In Dem's race for Congress, cloning attempt goes unmentioned
(AP) — A father who once made a desperate attempt to clone his deceased son is giving West Virginia Democrats their best shot at reclaiming a seat in Congress.
Hunt's baby boy still beams a smile down over his dad from a framed picture in his office in the law firm he's run for 22 years.
After Andrew died from complications after surgery to correct heart defects in 1999, Hunt and his wife, Tracy, spent hundreds of thousands of dollars to quietly set up a laboratory inside a Nitro, West Virginia community center, and hired Brigitte Boisselier, the chief executive of Clonaid, to clone their son's DNA.
Hunt shut it down within months under pressure from the Food and Drug Administration, and cut ties with the founders of Clonaid, who also promoted what they called the Raelian Movement and claimed extraterrestrial scientists created life on Earth.
Outside the Legislature, Hunt has become wealthy suing drug and insurance companies over faulty product claims, and he and his wife are raising two other sons.
Hunt says jobs are his primary goal; he promises to secure federal infrastructure funding and draw businesses and tourism to West Virginia.

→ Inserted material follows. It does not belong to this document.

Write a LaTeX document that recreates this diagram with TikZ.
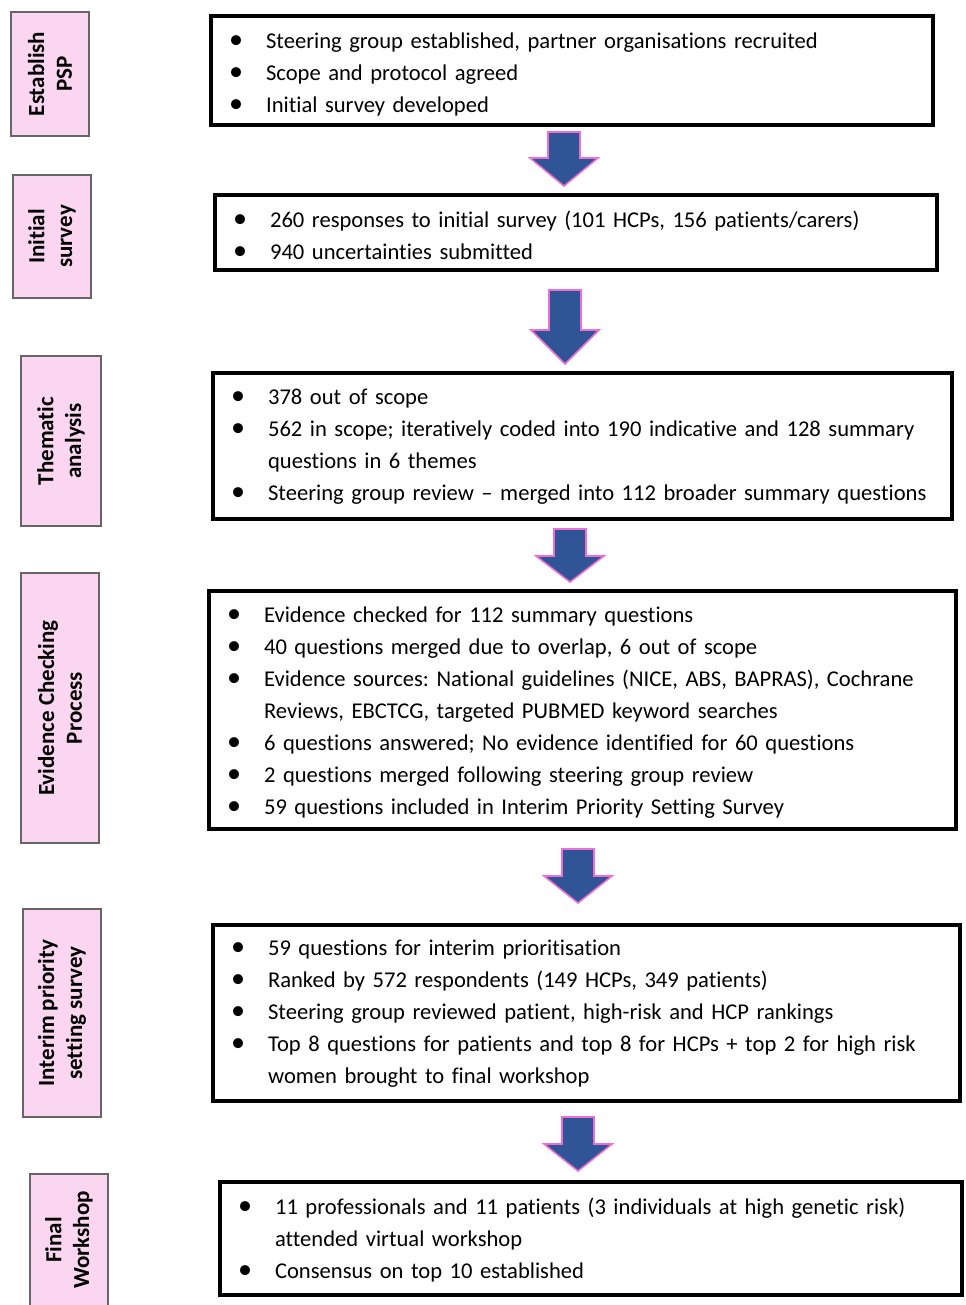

Mooney rode into office on a wave of GOP support in 2014, when longtime Democratic Rep. Nick Rahall lost in another district and the state Legislature flipped to Republican control for the first time in more than eight decades.
Hunt topped a crowded field in the Democratic primary, has put $270,300 of his own money into the campaign, and expects to have contributed $500,000 by Election Day.